(3 weeks, 2 days ago)
General CommitteesThank you, Sir Christopher—I appreciate that prod. I did look at Standing Orders this morning, but could not find that bit, so that is incredibly helpful.
On what the Minister said about schedule 11 and the notes that she has been passed from her team on that point, I appreciate her commitment to share the Government’s legal advice. That will be incredibly helpful; it would have been helpful to have it in advance of this Committee.
In schedule 11, it says:
“In making regulations under sub-paragraph (1), the Secretary of State must take into account the likely impact of the number of users of the user-to-user part of the service, and its functionalities, on how easily, quickly and widely regulated user-generated content is disseminated by means of the service.”
Perhaps I cannot read English, or perhaps the Minister, her legal advisers and the team at DSIT read it in a different way from me, but the Secretary of State having to take something into account and the Secretary of State being bound by something are two different things—they are not the same. It does not say that the Secretary of State must regulate only on the specific number of users.
In fact, schedule 11 says earlier that the Secretary of State
“must make regulations specifying conditions…for the user-to-user part of regulated user-to-user services relating to each of the following”,
which are the
“number of users…functionalities of that part of the service, and…any other characteristics of that part of the service or factors”.
The Secretary of State must therefore make regulations in relation to any other characteristics of that part of the service or factors
“relating to that part of the service that the Secretary of State considers relevant.”
He must do that, but he must only take into account the number of users. The Government, however, have decided that taking into account is much more important than “must” do something. They have decided to do that despite Parliament being pretty clear in the language it has used.
I am not terribly happy with the Online Safety Act. It is a lot better than the situation we have currently, but it is far from perfect. As the Minister said, I argued in favour of keeping the stuff about legal but harmful content for adults. I argued against the then Government’s position on that, but the Act is the Act that we have.
The Minister’s point does not make sense. The Secretary of State has to take into account the number of users and how quickly things are disseminated, but he must make regulations about functionalities or factors that he considers relevant. Therefore, it seems that he does not consider suicide forums and livestreaming to be relevant; if he did, he would surely be bound by the “must” and would have to make regulations about them. It is frustrating that the Act does not do what it is supposed to do and does not protect young people from livestreaming. The Minister said that it protects people from seeing that illegal content, but it does not prevent them from creating it.
The Government could make regulations so that every platform that has a livestreaming functionality, or even every platform that has child users on it—there is a lot in the Act about the proportion of children who use a service—is automatically included in category 1 because they consider them to be high risk.

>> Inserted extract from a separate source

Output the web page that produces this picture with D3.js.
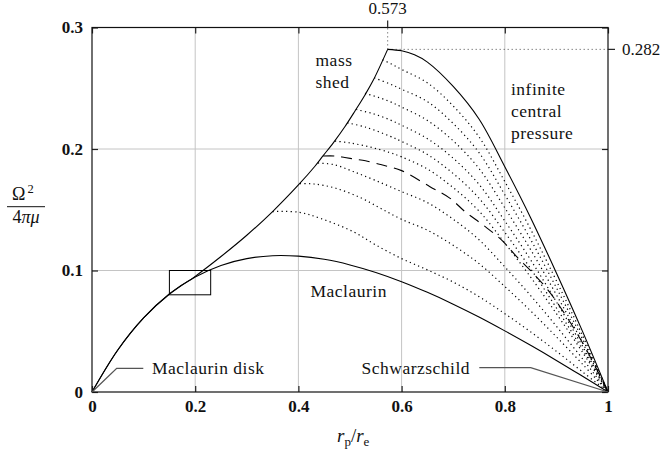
<!DOCTYPE html>
<html><head><meta charset="utf-8">
<script src="https://cdn.jsdelivr.net/npm/d3@7"></script>
<style>body{margin:0;background:#fff} svg{display:block} text{font-family:"Liberation Serif","DejaVu Serif",serif;fill:#111}</style>
</head><body><svg id="c" width="665" height="453"></svg>
<script>
// ---- data ----
const xTickValues = [0, 0.2, 0.4, 0.6, 0.8, 1];
const xTickLabels = ["0", "0.2", "0.4", "0.6", "0.8", "1"];
const yTickValues = [0, 0.1, 0.2, 0.3];
const yTickLabels = ["0", "0.1", "0.2", "0.3"];
const peak = [0.573, 0.282];
const boxX = [0.15, 0.23];
const boxY = [0.08, 0.1];

const maclaurinX = [0,0.05,0.1,0.15,0.2,0.25,0.3,0.35,0.4,0.45,0.5,0.55,0.6,0.65,0.7,0.75,0.8,0.85,0.9,0.95,1];
const maclaurinY = [0,0.0346,0.061,0.0807,0.0947,0.1042,0.1098,0.1122,0.1118,0.1092,0.1046,0.0984,0.0908,0.082,0.0723,0.0617,0.0503,0.0384,0.026,0.0131,0];

const massShedX = [0,0.05,0.1,0.15,0.2,0.25,0.3,0.35,0.4,0.432,0.448,0.468,0.49,0.51,0.529,0.545,0.573];
const massShedY = [0,0.0346,0.061,0.0807,0.0952,0.1115,0.129,0.1485,0.1704,0.1858,0.1945,0.2053,0.2183,0.2315,0.2445,0.2565,0.282];

const centralX = [0.573,0.6,0.625,0.65,0.7,0.75,0.8,0.85,0.9,0.95,1];
const centralY = [0.282,0.2808,0.2775,0.2715,0.2515,0.2247,0.1854,0.1435,0.098,0.0505,0];

const dashedCurve = [[0.448,0.1942],[0.471,0.1942],[0.49,0.193],[0.51,0.1916],[0.53,0.1903],[0.555,0.1877],[0.575,0.1855],[0.6,0.1822],[0.655,0.169],[0.694,0.1594],[0.723,0.1484],[0.758,0.1374],[0.794,0.125],[0.823,0.1114],[0.852,0.099],[0.881,0.0853],[0.907,0.0702],[0.955,0.0373],[1,0]];

const dotted1 = [[0.563,0.2735],[0.58,0.27],[0.6,0.2655],[0.65,0.2544],[0.7,0.2354],[0.75,0.21],[0.8,0.1732],[0.85,0.134],[0.9,0.0915],[0.95,0.0471],[1,0]];
const dotted2 = [[0.547,0.2585],[0.5775,0.2535],[0.6,0.2492],[0.65,0.239],[0.7,0.221],[0.75,0.197],[0.8,0.1624],[0.85,0.1256],[0.9,0.0858],[0.95,0.0441],[1,0]];
const dotted3 = [[0.529,0.2458],[0.555,0.2425],[0.5775,0.239],[0.6,0.2345],[0.65,0.2235],[0.7,0.2067],[0.75,0.184],[0.8,0.1516],[0.85,0.1172],[0.9,0.08],[0.95,0.0412],[1,0]];
const dotted4 = [[0.512,0.2325],[0.545,0.229],[0.5775,0.224],[0.6,0.2195],[0.65,0.2085],[0.7,0.1924],[0.75,0.1709],[0.8,0.1408],[0.85,0.1088],[0.9,0.0742],[0.95,0.0382],[1,0]];
const dotted5 = [[0.495,0.2215],[0.53,0.218],[0.5775,0.2105],[0.6,0.2062],[0.65,0.1955],[0.7,0.1798],[0.75,0.1595],[0.8,0.1314],[0.85,0.1015],[0.9,0.0692],[0.95,0.0355],[1,0]];
const dotted6 = [[0.471,0.2065],[0.5,0.205],[0.54,0.2015],[0.5775,0.197],[0.6,0.1935],[0.65,0.1835],[0.7,0.1682],[0.75,0.1489],[0.8,0.1226],[0.85,0.0946],[0.9,0.0645],[0.95,0.0331],[1,0]];
const dotted7 = [[0.438,0.1885],[0.47,0.187],[0.506,0.1815],[0.55,0.174],[0.6,0.1649],[0.65,0.1559],[0.7,0.1422],[0.75,0.1253],[0.8,0.103],[0.85,0.0794],[0.9,0.0541],[0.95,0.0277],[1,0]];
const dotted8 = [[0.403,0.1715],[0.43,0.1712],[0.47,0.168],[0.52,0.16],[0.56,0.151],[0.6,0.1421],[0.65,0.1332],[0.7,0.1207],[0.75,0.1057],[0.8,0.0868],[0.85,0.0668],[0.9,0.0454],[0.95,0.0232],[1,0]];
const dotted9 = [[0.35,0.1485],[0.4,0.148],[0.442,0.143],[0.506,0.132],[0.55,0.121],[0.6,0.1098],[0.65,0.1005],[0.7,0.0905],[0.75,0.0785],[0.8,0.0645],[0.85,0.0495],[0.9,0.0335],[0.95,0.0168],[1,0]];
const dottedCurves = [dotted1, dotted2, dotted3, dotted4, dotted5, dotted6, dotted7, dotted8, dotted9];

// ---- drawing ----
const svg = d3.select("#c");
svg.append("rect").attr("width",665).attr("height",453).attr("fill","#fff");
const x = d3.scaleLinear().domain([0,1]).range([92,608]);
const y = d3.scaleLinear().domain([0,0.3]).range([392,27.5]);

// grid
const grid = svg.append("g").attr("stroke","#c4c4c4").attr("stroke-width",1);
xTickValues.filter(v=>v>0&&v<1).forEach(v=>grid.append("line").attr("x1",x(v)).attr("x2",x(v)).attr("y1",y(0)).attr("y2",y(0.3)));
yTickValues.filter(v=>v>0&&v<0.3).forEach(v=>grid.append("line").attr("x1",x(0)).attr("x2",x(1)).attr("y1",y(v)).attr("y2",y(v)));

// reference dotted lines to peak
const ref = svg.append("g").attr("stroke","#333").attr("stroke-width",0.9).attr("stroke-dasharray","1 3").attr("fill","none");
ref.append("line").attr("x1",x(peak[0])).attr("x2",x(peak[0])).attr("y1",y(peak[1])).attr("y2",y(0.3));
ref.append("line").attr("x1",x(peak[0])).attr("x2",x(1)).attr("y1",y(peak[1])).attr("y2",y(peak[1]));

// curves
const smooth = d3.curveCatmullRom.alpha(0.5);
const lineXY = d3.line().x(d=>x(d[0])).y(d=>y(d[1])).curve(smooth);
const zip = (a,b)=>a.map((v,i)=>[v,b[i]]);
svg.append("path").datum(zip(maclaurinX,maclaurinY)).attr("d",lineXY).attr("fill","none").attr("stroke","#000").attr("stroke-width",1.1);
svg.append("path").datum(zip(massShedX,massShedY)).attr("d",lineXY).attr("fill","none").attr("stroke","#000").attr("stroke-width",1.1);
svg.append("path").datum(zip(centralX,centralY)).attr("d",lineXY).attr("fill","none").attr("stroke","#000").attr("stroke-width",1.1);
svg.append("g").selectAll("path").data(dottedCurves).join("path")
  .attr("d",lineXY).attr("fill","none").attr("stroke","#000")
  .attr("stroke-width",1.2).attr("stroke-dasharray","1.2 3.3");
svg.append("path").datum(dashedCurve).attr("d",lineXY).attr("fill","none").attr("stroke","#000").attr("stroke-width",1.1).attr("stroke-dasharray","11 7");

// box
svg.append("rect").attr("x",x(boxX[0])).attr("y",y(boxY[1])).attr("width",x(boxX[1])-x(boxX[0])).attr("height",y(boxY[0])-y(boxY[1]))
  .attr("fill","none").attr("stroke","#000").attr("stroke-width",1);

// axes
const fs = 17;
const axB = svg.append("g").attr("transform",`translate(0,${y(0)})`)
  .call(d3.axisBottom(x).tickValues(xTickValues).tickSize(-6).tickSizeOuter(0).tickPadding(8).tickFormat((d,i)=>xTickLabels[i]));
const axL = svg.append("g").attr("transform",`translate(${x(0)},0)`)
  .call(d3.axisLeft(y).tickValues(yTickValues).tickSize(-6).tickSizeOuter(0).tickPadding(9).tickFormat((d,i)=>yTickLabels[i]));
const axT = svg.append("g").attr("transform",`translate(0,${y(0.3)})`)
  .call(d3.axisTop(x).tickValues(xTickValues).tickSize(-6).tickSizeOuter(0).tickFormat(""));
const axR = svg.append("g").attr("transform",`translate(${x(1)},0)`)
  .call(d3.axisRight(y).tickValues(yTickValues).tickSize(-6).tickSizeOuter(0).tickFormat(""));
[axB,axL,axT,axR].forEach(a=>{
  a.select(".domain").remove();
  a.selectAll("line").attr("stroke","#222").attr("stroke-width",1.2);
  a.selectAll("text").attr("font-family","Liberation Serif, DejaVu Serif, serif").attr("font-size",fs).attr("font-weight","bold").attr("fill","#111");
});
// frame
svg.append("rect").attr("x",x(0)).attr("y",y(0.3)).attr("width",x(1)-x(0)).attr("height",y(0)-y(0.3))
  .attr("fill","none").attr("stroke","#111").attr("stroke-width",1.2);

// peak marks
svg.append("line").attr("x1",x(peak[0])).attr("x2",x(peak[0])).attr("y1",y(0.3)).attr("y2",y(0.3)-7).attr("stroke","#222").attr("stroke-width",1.2);
svg.append("line").attr("x1",x(1)).attr("x2",x(1)+7).attr("y1",y(peak[1])).attr("y2",y(peak[1])).attr("stroke","#222").attr("stroke-width",1.2);
svg.append("text").attr("x",x(peak[0])).attr("y",13.5).attr("text-anchor","middle").attr("font-size",fs).text(String(peak[0]));
svg.append("text").attr("x",x(1)+14).attr("y",y(peak[1])+5.5).attr("font-size",fs).text(String(peak[1]));

// labels
const lab = (t,px,py)=>svg.append("text").attr("x",px).attr("y",py).attr("font-size",17.5).attr("letter-spacing","0.5px").text(t);
lab("mass",315.5,65.5); lab("shed",315.5,87.5);
lab("infinite",511,95); lab("central",511,117); lab("pressure",511,139);
lab("Maclaurin",310.5,297);
lab("Maclaurin disk",152,373.5);
lab("Schwarzschild",361.5,373.5);

// leaders
const leader = svg.append("g").attr("stroke","#555").attr("stroke-width",1.3).attr("fill","none");
leader.append("path").attr("d",`M${x(0)},${y(0)}L${x(0)+24.7},${y(0)-23.7}L${x(0)+51.3},${y(0)-23.7}`);
leader.append("path").attr("d",`M${x(1)-128.7},${y(0)-24.3}L${x(1)-77.3},${y(0)-24.3}L${x(1)},${y(0)}`);

// axis titles
const xl = svg.append("text").attr("x",337).attr("y",441.5).attr("font-size",19);
xl.append("tspan").attr("font-style","italic").text("r");
xl.append("tspan").attr("font-size",13).attr("dy",4).text("p");
xl.append("tspan").attr("dy",-4).text("/");
xl.append("tspan").attr("font-style","italic").text("r");
xl.append("tspan").attr("font-size",13).attr("dy",4).text("e");

const yl = svg.append("g");
yl.append("text").attr("x",12).attr("y",200).attr("font-size",18).text("Ω");
yl.append("text").attr("x",27.5).attr("y",193).attr("font-size",12.5).text("2");
yl.append("line").attr("x1",7).attr("x2",45).attr("y1",206.7).attr("y2",206.7).attr("stroke","#111").attr("stroke-width",1);
const yd = yl.append("text").attr("x",26).attr("y",223).attr("font-size",18).attr("text-anchor","middle");
yd.append("tspan").text("4");
yd.append("tspan").attr("font-style","italic").text("π");
yd.append("tspan").attr("font-style","italic").text("μ");
</script></body></html>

It would not be right for either of us to ask the Minister to disclose legal advice—that clearly would not be appropriate—but I am grateful for the Minister’s offer to share a slightly more expansive description of why the Government have come to the conclusion that they have.
On the hon. Lady’s point about what the Act actually says, we have both quoted paragraph 1(5) of schedule 11, which deals with whether the language that has found its way into the ministerial statement is the be-all and end-all of the Minister’s conclusions. We both think it is not. If it is the case, as I think the Minister is arguing, that the ability to disseminate “easily, quickly and widely” is essentially a synonym for the scale of the service and the number of its users, what does the hon. Lady think of the amendment that Baroness Morgan made in the other place to paragraph 1(4), which says that when the regulations we are considering specify
“the way or ways in which the relevant conditions are met”,
for category 1 threshold conditions
“at least one specified condition about number of users or functionality must be met”?
The crucial word that was added is “or”. If the number of users were required to establish what the hon. Lady has described, the word “or” would be inappropriate.
I absolutely agree, and that is a helpful clarification.
If the Government have decided that it is too difficult to regulate high-risk platforms as category 1, and that they do not matter enough because they do not have enough of an impact, they should stand up and tell us that. Rather than saying that their hands have been tied by the Act—they manifestly have not—they need to take ownership of their actions. If they have decided that such platforms are not important enough or that they cannot be bothered having a fight with Ofcom about that, they should be honest and say, “This is the position we have decided to take.” Instead, they are standing up and saying, “Our hands have been tied,” but that is just not correct: their hands have not been tied by the Act.
I appreciate that the Minister will get in touch with me about the legal advice, but it will be too late. This statutory instrument will have been through the process by that time, and people will have been put at risk as a result of the Government’s failure. They have the power to take action in relation to functionalities and factors, and in relation to suicide forums, livestreaming and the creation of child sexual abuse material, and they are choosing not to.
If the Government have decided that it is too difficult to do that, that those platforms are not risky enough and that not enough people are being harmed by them, they need to hold their hands up and say, “We’ve decided that this is the position we are going to take.” They must not hide behind the legislation, which does not say what they are telling us it says. They should just be honest about the fact that they have decided that they cannot be bothered to take action. They cannot be bothered to have a fight with Ofcom because it is not important enough. Hiding behind the legislation is incredibly cowardly—it does not say that.